--- SOURCE EXCERPT ---
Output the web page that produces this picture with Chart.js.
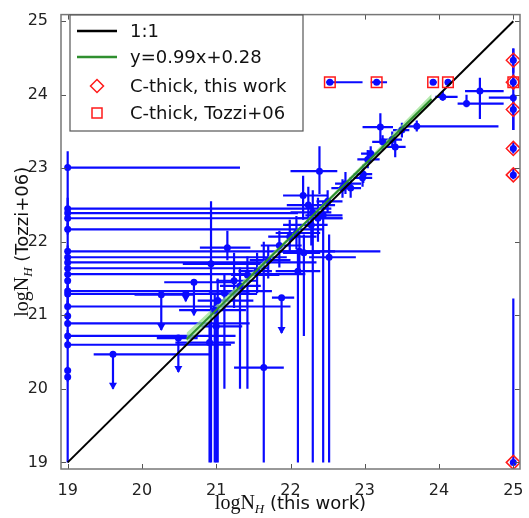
<!DOCTYPE html>
<html>
<head>
<meta charset="utf-8">
<script src="https://cdn.jsdelivr.net/npm/chart.js@4.4.1/dist/chart.umd.min.js"></script>
<style>
  body { margin: 0; background: #fff; }
  canvas { display: block; }
</style>
</head>
<body>
<canvas id="nhChart" width="529" height="518"></canvas>
<script>
// rows: [logNH this work, logNH Tozzi+06, xLow, xHigh, yLow, yHigh, upperLimit]
const undetectedRows = [
  [19, 23.01, 19, 21.32, 22.45, 23.23, 0],
  [19, 22.45, 19, 22.55, 22.30, 22.60, 0],
  [19, 22.39, 19, 22.10, 22.17, 22.45, 0],
  [19, 22.32, 19, 22.70, 22.10, 22.40, 0],
  [19, 22.17, 19, 22.45, 21.87, 22.25, 0],
  [19, 21.87, 19, 22.60, 21.70, 21.95, 0],
  [19, 21.79, 19, 21.95, 21.60, 21.86, 0],
  [19, 21.72, 19, 22.35, 21.50, 21.80, 0],
  [19, 21.64, 19, 21.70, 21.45, 21.72, 0],
  [19, 21.56, 19, 22.20, 21.33, 21.63, 0],
  [19, 21.47, 19, 19.00, 21.29, 21.53, 0],
  [19, 21.33, 19, 21.75, 21.12, 21.40, 0],
  [19, 21.29, 19, 21.55, 21.10, 21.36, 0],
  [19, 21.12, 19, 22.00, 20.95, 21.20, 0],
  [19, 20.99, 19, 19.00, 20.85, 21.05, 0],
  [19, 20.89, 19, 21.45, 20.70, 20.96, 0],
  [19, 20.72, 19, 21.26, 20.55, 20.80, 0],
  [19, 20.60, 19, 21.20, 20.25, 20.68, 0],
  [19, 20.25, 19, 19.00, 20.10, 20.30, 0],
  [19, 20.16, 19, 19.00, 19.00, 20.20, 0]
];

const upperLimitRows = [
  [19.61, 20.47, 19.35, 20.91, 20.00, 20.47, 1],
  [20.49, 20.69, 20.20, 20.75, 20.23, 20.69, 1],
  [20.26, 21.28, 19.90, 20.70, 20.80, 21.28, 1],
  [20.59, 21.29, 20.40, 20.80, 21.19, 21.29, 1],
  [20.70, 21.45, 20.30, 21.20, 21.00, 21.45, 1],
  [21.88, 21.24, 21.75, 22.05, 20.76, 21.24, 1]
];

const detectedRows = [
  [21.15, 21.92, 20.78, 21.46, 21.75, 22.15, 0],
  [21.24, 21.47, 21.00, 21.55, 21.10, 21.85, 0],
  [20.98, 21.07, 20.50, 21.40, 19.00, 21.30, 0],
  [20.91, 20.63, 20.45, 21.25, 19.00, 20.90, 0],
  [20.93, 21.70, 20.55, 21.60, 19.00, 22.55, 0],
  [21.00, 20.85, 20.80, 21.35, 19.00, 21.20, 0],
  [21.02, 21.20, 20.75, 21.50, 19.00, 21.50, 0],
  [21.11, 21.30, 20.90, 21.45, 20.00, 21.55, 0],
  [21.32, 21.40, 21.05, 21.60, 20.00, 21.65, 0],
  [21.42, 21.55, 21.20, 21.85, 20.00, 21.80, 0],
  [21.55, 21.60, 21.30, 21.75, 21.30, 21.85, 0],
  [21.64, 20.29, 21.24, 21.91, 19.00, 22.00, 0],
  [21.70, 21.75, 21.45, 22.00, 21.50, 21.95, 0],
  [21.85, 21.95, 21.60, 22.15, 21.65, 22.15, 0],
  [21.99, 22.07, 21.70, 22.35, 21.85, 22.30, 0],
  [22.08, 22.12, 21.80, 22.40, 21.90, 22.35, 0],
  [22.10, 21.60, 21.80, 22.40, 19.00, 21.90, 0],
  [22.18, 21.85, 21.90, 22.40, 20.72, 22.10, 0],
  [22.12, 21.87, 21.85, 23.21, 21.60, 22.10, 0],
  [22.17, 22.63, 21.90, 22.50, 22.30, 22.90, 0],
  [22.24, 22.50, 21.95, 22.60, 22.20, 22.75, 0],
  [22.30, 22.40, 22.00, 22.55, 19.00, 22.70, 0],
  [22.37, 22.32, 22.10, 22.70, 22.00, 22.60, 0],
  [22.28, 22.23, 21.90, 22.50, 21.95, 22.50, 0],
  [22.44, 22.36, 22.20, 22.70, 19.00, 22.55, 0],
  [22.39, 22.96, 22.00, 22.63, 22.65, 23.30, 0],
  [22.52, 21.79, 22.25, 22.88, 19.00, 22.10, 0],
  [22.50, 22.55, 22.35, 22.70, 22.40, 22.70, 0],
  [22.70, 22.73, 22.55, 22.85, 22.60, 22.85, 0],
  [22.74, 22.79, 22.60, 22.95, 22.65, 22.95, 0],
  [22.81, 22.73, 22.65, 22.95, 22.60, 22.88, 0],
  [22.97, 22.87, 22.85, 23.10, 22.75, 23.00, 0],
  [22.98, 22.92, 22.85, 23.10, 22.80, 23.05, 0],
  [23.04, 23.12, 22.90, 23.20, 23.00, 23.25, 0],
  [23.08, 23.20, 22.95, 23.20, 23.10, 23.30, 0],
  [23.24, 23.36, 23.10, 23.35, 23.25, 23.45, 0],
  [23.37, 23.39, 23.25, 23.50, 23.30, 23.50, 0],
  [23.41, 23.29, 23.30, 23.55, 23.15, 23.40, 0],
  [23.50, 23.52, 23.38, 23.60, 23.42, 23.62, 0],
  [23.21, 23.56, 22.97, 23.38, 23.38, 23.75, 0],
  [23.70, 23.57, 23.55, 24.80, 23.50, 23.65, 0],
  [24.05, 23.97, 23.95, 24.25, 23.92, 24.05, 0],
  [24.37, 23.88, 24.25, 24.87, 23.83, 24.00, 0],
  [24.55, 24.05, 24.35, 24.87, 23.67, 24.23, 0],
  [25.00, 23.96, 24.67, 25.00, 23.52, 24.63, 0]
];

const thickRows = [
  [25.00, 24.47, 25.00, 25.00, 24.30, 24.63, 0],
  [25.00, 24.17, 25.00, 25.00, 24.10, 24.25, 0],
  [25.00, 23.80, 25.00, 25.00, 23.52, 23.95, 0],
  [25.00, 23.27, 25.00, 25.00, 23.20, 23.35, 0],
  [25.00, 22.91, 25.00, 25.00, 22.85, 23.00, 0],
  [25.00, 19.00, 25.00, 25.00, 19.00, 21.23, 0],
  [22.53, 24.17, 22.48, 22.97, 24.17, 24.17, 0],
  [23.16, 24.17, 23.08, 23.30, 24.17, 24.17, 0],
  [23.92, 24.17, 23.88, 23.97, 24.17, 24.17, 0],
  [24.12, 24.17, 24.08, 24.15, 24.17, 24.17, 0]
];

// Compton-thick flags
const thickThisWorkX = [25, 25, 25, 25, 25, 25];
const thickThisWorkY = [24.47, 24.17, 23.80, 23.27, 22.91, 19.00];
const thickTozziX = [22.53, 23.16, 23.92, 24.12, 25.00];
const thickTozziY = [24.17, 24.17, 24.17, 24.17, 24.17];

// linear fit and its uncertainty band
const fitSlope = 0.99;
const fitIntercept = 0.28;
const fitRange = [20.6, 23.9];
const bandX = [20.6, 21.5, 22.3, 23.2, 23.9];
const bandHalfWidth = [0.09, 0.04, 0.02, 0.04, 0.07];

const identityLine = [19, 25];
const axisTicks = [19, 20, 21, 22, 23, 24, 25];

const allRows = undetectedRows.concat(upperLimitRows, detectedRows, thickRows);
const BLUE = '#0a0aff';
const RED = '#ff1a1a';
const GREEN = '#2f8f2f';

const fitPoints = fitRange.map(v => ({ x: v, y: fitSlope * v + fitIntercept }));
const bandUpper = bandX.map((v, i) => ({ x: v, y: fitSlope * v + fitIntercept + bandHalfWidth[i] }));
const bandLower = bandX.map((v, i) => ({ x: v, y: fitSlope * v + fitIntercept - bandHalfWidth[i] }));

const errorBars = {
  id: 'errorBars',
  beforeDatasetsDraw(chart) {
    const { ctx, chartArea, scales: { x, y } } = chart;
    ctx.save();
    ctx.beginPath();
    ctx.rect(chartArea.left, chartArea.top, chartArea.right - chartArea.left, chartArea.bottom - chartArea.top);
    ctx.clip();
    ctx.strokeStyle = BLUE;
    ctx.fillStyle = BLUE;
    ctx.lineWidth = 2.2;
    allRows.forEach(r => {
      const px = x.getPixelForValue(r[0]);
      const py = y.getPixelForValue(r[1]);
      ctx.beginPath();
      ctx.moveTo(x.getPixelForValue(r[2]), py);
      ctx.lineTo(x.getPixelForValue(r[3]), py);
      ctx.moveTo(px, y.getPixelForValue(r[4]));
      ctx.lineTo(px, y.getPixelForValue(r[5]));
      ctx.stroke();
      if (r[6]) {
        const ay = y.getPixelForValue(r[4]);
        ctx.beginPath();
        ctx.moveTo(px - 4, ay - 6);
        ctx.lineTo(px + 4, ay - 6);
        ctx.lineTo(px, ay + 1);
        ctx.closePath();
        ctx.fill();
      }
    });
    ctx.restore();
  }
};

const frameAndLabels = {
  id: 'frameAndLabels',
  afterDraw(chart) {
    const { ctx, chartArea: a, scales: { x, y } } = chart;
    ctx.save();
    // inward tick marks on every side
    ctx.strokeStyle = '#555';
    ctx.lineWidth = 1;
    ctx.beginPath();
    axisTicks.forEach(t => {
      const px = Math.round(x.getPixelForValue(t)) + 0.5;
      const py = Math.round(y.getPixelForValue(t)) + 0.5;
      ctx.moveTo(px, a.bottom); ctx.lineTo(px, a.bottom - 5);
      ctx.moveTo(px, a.top); ctx.lineTo(px, a.top + 5);
      ctx.moveTo(a.left, py); ctx.lineTo(a.left + 5, py);
      ctx.moveTo(a.right, py); ctx.lineTo(a.right - 5, py);
    });
    ctx.stroke();
    ctx.strokeStyle = '#777';
    ctx.lineWidth = 1.5;
    ctx.strokeRect(a.left, a.top, a.right - a.left, a.bottom - a.top);

    // legend box
    const lx = 70, ly = 15, lw = 233, lh = 116;
    ctx.fillStyle = '#fff';
    ctx.fillRect(lx, ly, lw, lh);
    ctx.strokeStyle = '#555';
    ctx.lineWidth = 1.2;
    ctx.strokeRect(lx, ly, lw, lh);
    const rows = [31, 57, 86, 113];
    ctx.lineWidth = 2.5;
    ctx.strokeStyle = '#000';
    ctx.beginPath(); ctx.moveTo(77, rows[0]); ctx.lineTo(117, rows[0]); ctx.stroke();
    ctx.strokeStyle = GREEN;
    ctx.beginPath(); ctx.moveTo(77, rows[1]); ctx.lineTo(117, rows[1]); ctx.stroke();
    ctx.strokeStyle = RED;
    ctx.lineWidth = 1.5;
    ctx.beginPath();
    ctx.moveTo(97, rows[2] - 6.5); ctx.lineTo(103.5, rows[2]);
    ctx.lineTo(97, rows[2] + 6.5); ctx.lineTo(90.5, rows[2]); ctx.closePath();
    ctx.stroke();
    ctx.strokeRect(92, rows[3] - 5, 10, 10);
    ctx.fillStyle = '#111';
    ctx.font = '18px "DejaVu Sans"';
    ctx.textBaseline = 'middle';
    ctx.textAlign = 'left';
    ['1:1', 'y=0.99x+0.28', 'C-thick, this work', 'C-thick, Tozzi+06'].forEach((t, i) => {
      ctx.fillText(t, 130, rows[i] + 1);
    });

    // axis titles with math-style logN_H
    const drawTitle = (tail, cx, cy, rotate) => {
      ctx.save();
      ctx.translate(cx, cy);
      if (rotate) ctx.rotate(-Math.PI / 2);
      const f1 = '20px "Liberation Serif"';
      const f2 = 'italic 13px "Liberation Serif"';
      const f3 = '18px "DejaVu Sans"';
      ctx.font = f1; const w1 = ctx.measureText('logN').width;
      ctx.font = f2; const w2 = ctx.measureText('H').width;
      ctx.font = f3; const w3 = ctx.measureText(tail).width;
      let sx = -(w1 + w2 + w3) / 2;
      ctx.textBaseline = 'alphabetic';
      ctx.fillStyle = '#111';
      ctx.font = f1; ctx.fillText('logN', sx, 6); sx += w1;
      ctx.font = f2; ctx.fillText('H', sx, 10); sx += w2;
      ctx.font = f3; ctx.fillText(tail, sx, 6);
      ctx.restore();
    };
    drawTitle(' (this work)', (a.left + a.right) / 2, 503, false);
    drawTitle(' (Tozzi+06)', 22, (a.top + a.bottom) / 2, true);
    ctx.restore();
  }
};

new Chart(document.getElementById('nhChart'), {
  type: 'scatter',
  data: {
    datasets: [
      {
        label: 'band',
        type: 'line',
        data: bandUpper,
        borderWidth: 0,
        pointRadius: 0,
        backgroundColor: 'rgba(150,225,140,0.7)',
        fill: '+1',
        order: 6
      },
      {
        label: 'bandLow',
        type: 'line',
        data: bandLower,
        borderWidth: 0,
        pointRadius: 0,
        fill: false,
        order: 6
      },
      {
        label: 'sources',
        data: allRows.map(r => ({ x: r[0], y: r[1] })),
        pointRadius: 3.5,
        pointBackgroundColor: BLUE,
        pointBorderWidth: 0,
        order: 5
      },
      {
        label: 'y=0.99x+0.28',
        type: 'line',
        data: fitPoints,
        borderColor: GREEN,
        borderWidth: 2,
        pointRadius: 0,
        order: 4
      },
      {
        label: '1:1',
        type: 'line',
        data: identityLine.map(v => ({ x: v, y: v })),
        borderColor: '#000',
        borderWidth: 2,
        pointRadius: 0,
        order: 3
      },
      {
        label: 'C-thick, Tozzi+06',
        data: thickTozziX.map((v, i) => ({ x: v, y: thickTozziY[i] })),
        pointStyle: 'rect',
        pointRadius: 7.5,
        pointBorderColor: RED,
        pointBackgroundColor: 'rgba(0,0,0,0)',
        pointBorderWidth: 1.5,
        order: 2
      },
      {
        label: 'C-thick, this work',
        data: thickThisWorkX.map((v, i) => ({ x: v, y: thickThisWorkY[i] })),
        pointStyle: 'rectRot',
        pointRadius: 7,
        pointBorderColor: RED,
        pointBackgroundColor: 'rgba(0,0,0,0)',
        pointBorderWidth: 1.5,
        order: 1
      }
    ]
  },
  options: {
    responsive: false,
    devicePixelRatio: 1,
    animation: false,
    layout: { padding: { top: 5, right: 1, left: 0, bottom: 0 } },
    scales: {
      x: {
        type: 'linear',
        min: 18.91,
        max: 25.09,
        afterFit: s => { s.height = 49; },
        grid: { display: false },
        border: { display: false },
        ticks: {
          stepSize: 1,
          includeBounds: false,
          maxRotation: 0,
          padding: 4,
          color: '#222',
          font: { family: '"DejaVu Sans"', size: 16 },
          callback: v => Number.isInteger(v) ? v : ''
        }
      },
      y: {
        type: 'linear',
        min: 18.91,
        max: 25.09,
        afterFit: s => { s.width = 61; },
        grid: { display: false },
        border: { display: false },
        ticks: {
          stepSize: 1,
          includeBounds: false,
          padding: 5,
          color: '#222',
          font: { family: '"DejaVu Sans"', size: 16 },
          callback: v => Number.isInteger(v) ? v : ''
        }
      }
    },
    plugins: {
      legend: { display: false },
      tooltip: { enabled: false }
    }
  },
  plugins: [errorBars, frameAndLabels]
});
</script>
</body>
</html>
---
- **WHAT THE TASK REQUIRES**
Pull out the lines above in which the word "with" appears.

- **FULL SOLUTION**
Output the web page that produces this picture with Chart.js.
    // axis titles with math-style logN_H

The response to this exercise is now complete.